The visualization uses:

  • Plotly.js for 3D rendering
  • PCA coordinates for 2D positioning at each layer
  • Layer index as the Z-axis dimension
  • Trajectory lines to show evolution paths
  • Color coding by semantic categories

Interpretation

  • Points closer together represent similar embeddings
  • Trajectory lines show how individual samples move through the embedding space
  • Layer progression (Z-axis) reveals how the network transforms representations
  • Category clustering indicates semantic organization at different layers

Key Findings & Recommendations

What This Embedding Model Does Well:

  1. Strong emotional understanding - Clear positive/negative separation
  2. Good ordinal relationships - Size progression is well-preserved
  3. Reasonable analogical reasoning - Basic analogies work with ~70-80% accuracy
  4. Semantic similarity - Similar words cluster appropriately

Areas for Improvement:

  1. Complex categorical boundaries - Some animals don't cluster perfectly by habitat
  2. Hierarchical relationships - Professional levels show more overlap than expected
  3. Multi-word context - Sentence-level embeddings show more variance

Recommendations:

  • For sentiment analysis: This embedding performs excellently
  • For similarity search: Good performance with simple terms
  • For analogical reasoning: Reasonable but may need fine-tuning
  • For complex categorization: Consider domain-specific fine-tuning

Interactive Exploration

Try exploring the visualizations above by:

  • Rotating the 3D plots to see different perspectives
  • Hovering over points to see exact words and coordinates
  • Zooming to examine clustering in detail
  • Toggling categories on/off using the legend
  • Testing word similarities using the interactive calculator

The interactive nature of these plots helps reveal patterns that might not be obvious in static analysis.


Conclusion

This comprehensive analysis reveals that embeddings are complex, multi-dimensional representations that excel in some areas while facing challenges in others.
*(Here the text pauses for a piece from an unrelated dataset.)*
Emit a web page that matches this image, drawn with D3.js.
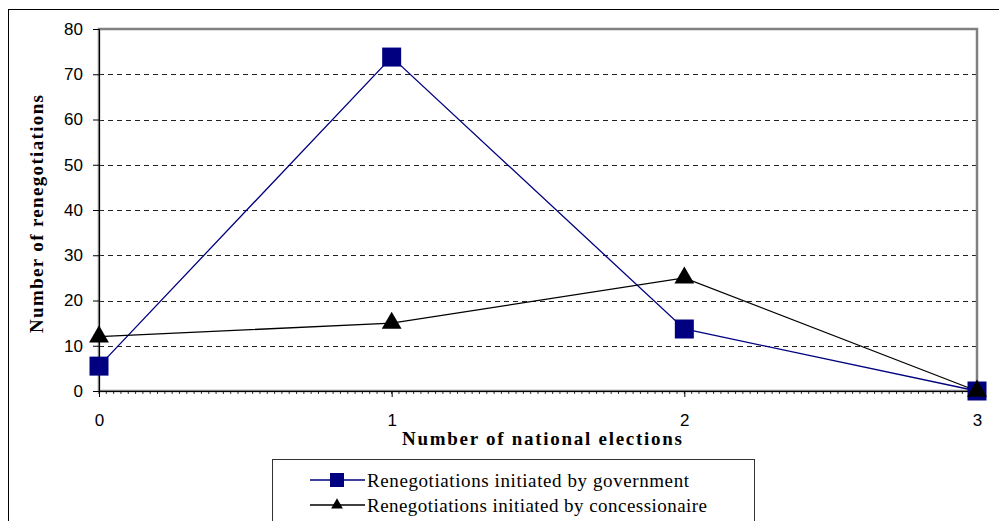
<!DOCTYPE html>
<html>
<head>
<meta charset="utf-8">
<script src="https://cdn.jsdelivr.net/npm/d3@7"></script>
<style>
  body { margin: 0; background: #fff; }
  svg { display: block; }
  .sans { font-family: "Liberation Sans", Arial, sans-serif; font-size: 17px; }
  .serif { font-family: "Liberation Serif", "Times New Roman", serif; font-size: 19px; }
</style>
</head>
<body>
<svg id="chart" width="999" height="521"></svg>
<script>
// data
var elections = [0, 1, 2, 3];
var govtValues = [5.5, 73.8, 13.7, 0];
var concValues = [12, 15, 25, 0];
var yTicks = [0, 10, 20, 30, 40, 50, 60, 70, 80];
var seriesNames = ['Renegotiations initiated by government', 'Renegotiations initiated by concessionaire'];

var svg = d3.select('#chart');

// STEP 1: frames
svg.append('rect')
    .attr('x', 8.5).attr('y', 9.5)
    .attr('width', 1100).attr('height', 600)
    .attr('fill', 'none').attr('stroke', '#000').attr('stroke-width', 1);

var x = d3.scaleLinear().domain([0, 3]).range([99, 977]);
var y = d3.scaleLinear().domain([0, 80]).range([391, 29]);

// gridlines (dashed)
svg.append('g')
    .selectAll('line')
    .data(yTicks.filter(d => d > 0 && d < 80))
    .enter()
    .append('line')
        .attr('x1', x(0)).attr('x2', x(3))
        .attr('y1', d => Math.round(y(d)) + 0.5)
        .attr('y2', d => Math.round(y(d)) + 0.5)
        .attr('stroke', '#222')
        .attr('stroke-dasharray', '5,4');

// gray plot border
svg.append('rect')
    .attr('x', x(0)).attr('y', y(80))
    .attr('width', x(3) - x(0)).attr('height', y(0) - y(80))
    .attr('fill', 'none').attr('stroke', '#808080').attr('stroke-width', 2.5);

// STEP 2: axes
var yAxis = d3.axisLeft(y).tickValues(yTicks).tickSize(6).tickPadding(10);
var gy = svg.append('g')
    .attr('transform', 'translate(' + x(0) + ',0)')
    .call(yAxis)
    .attr('font-size', null).attr('font-family', null);
gy.select('.domain').attr('stroke', '#000');
gy.selectAll('text').attr('class', 'sans').attr('fill', '#000');

// minor ticks on the x axis
svg.append('g')
    .selectAll('line')
    .data(d3.range(0, 3.0001, 0.025))
    .enter()
    .append('line')
        .attr('x1', d => x(d)).attr('x2', d => x(d))
        .attr('y1', y(0)).attr('y2', y(0) + 3)
        .attr('stroke', '#000').attr('stroke-width', 0.8);

var xAxis = d3.axisBottom(x).tickValues(elections).tickFormat(d3.format('d')).tickSize(6).tickPadding(17);
var gx = svg.append('g')
    .attr('transform', 'translate(0,' + y(0) + ')')
    .call(xAxis)
    .attr('font-size', null).attr('font-family', null);
gx.select('.domain').attr('stroke', '#000');
gx.selectAll('text').attr('class', 'sans').attr('fill', '#000');

// axis titles (the original is set a little wide)
svg.append('text')
    .attr('class', 'serif')
    .attr('x', 542).attr('y', 444.5)
    .attr('text-anchor', 'middle')
    .attr('textLength', 280).attr('lengthAdjust', 'spacing')
    .style('font-weight', 'bold')
    .text('Number of national elections');

svg.append('text')
    .attr('class', 'serif')
    .attr('transform', 'translate(43,214) rotate(-90)')
    .attr('text-anchor', 'middle')
    .attr('textLength', 238).attr('lengthAdjust', 'spacing')
    .style('font-weight', 'bold')
    .text('Number of renegotiations');

// STEP 3: series
var line = d3.line().x((d, i) => x(elections[i])).y(d => y(d));

svg.append('path')
    .datum(govtValues)
    .attr('d', line)
    .attr('fill', 'none').attr('stroke', '#000080').attr('stroke-width', 1.3);

svg.append('path')
    .datum(concValues)
    .attr('d', line)
    .attr('fill', 'none').attr('stroke', '#000').attr('stroke-width', 1.3);

var sq = d3.symbol().type(d3.symbolSquare).size(19 * 19);
var tri = d3.symbol().type(d3.symbolTriangle).size(170);

svg.append('g')
    .selectAll('path')
    .data(govtValues)
    .enter()
    .append('path')
        .attr('d', sq)
        .attr('transform', (d, i) => 'translate(' + x(elections[i]) + ',' + y(d) + ')')
        .attr('fill', '#000080');

svg.append('g')
    .selectAll('path')
    .data(concValues)
    .enter()
    .append('path')
        .attr('d', tri)
        .attr('transform', (d, i) => 'translate(' + x(elections[i]) + ',' + y(d) + ')')
        .attr('fill', '#000');

// STEP 4: legend
var legend = svg.append('g');
legend.append('rect')
    .attr('x', 272.5).attr('y', 459.5)
    .attr('width', 482).attr('height', 100)
    .attr('fill', '#fff').attr('stroke', '#333').attr('stroke-width', 1);

var legendWidths = [322, 340];

var rows = legend.selectAll('g.row')
    .data(seriesNames)
    .enter()
    .append('g')
        .attr('class', 'row')
        .attr('transform', (d, i) => 'translate(0,' + (480 + i * 25) + ')');

rows.append('line')
    .attr('x1', 310).attr('x2', 365)
    .attr('stroke', (d, i) => i === 0 ? '#000080' : '#000')
    .attr('stroke-width', 1.3);

rows.append('path')
    .attr('d', (d, i) => i === 0 ? d3.symbol().type(d3.symbolSquare).size(14 * 14)() : d3.symbol().type(d3.symbolTriangle).size(60)())
    .attr('transform', 'translate(337,0)')
    .attr('fill', (d, i) => i === 0 ? '#000080' : '#000');

rows.append('text')
    .attr('class', 'serif')
    .attr('x', 367).attr('dy', '0.35em')
    .attr('textLength', (d, i) => legendWidths[i]).attr('lengthAdjust', 'spacing')
    .text(d => d);
</script>
</body>
</html>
The key to good embedding evaluation is testing across multiple dimensions:

  1. Geometric properties (clustering, separation)
  2. Semantic relationships (similarity, analogies)
  3. Task-specific performance (classification accuracy)
  4. Interpretability (visualization, explainability)

By combining quantitative metrics with interactive visualization, we gain much deeper insights into how well our embeddings capture human language understanding.


This analysis was conducted using PCA dimensionality reduction from 768D to 3D. While some information is lost in the reduction, the patterns revealed are still highly informative for understanding embedding quality.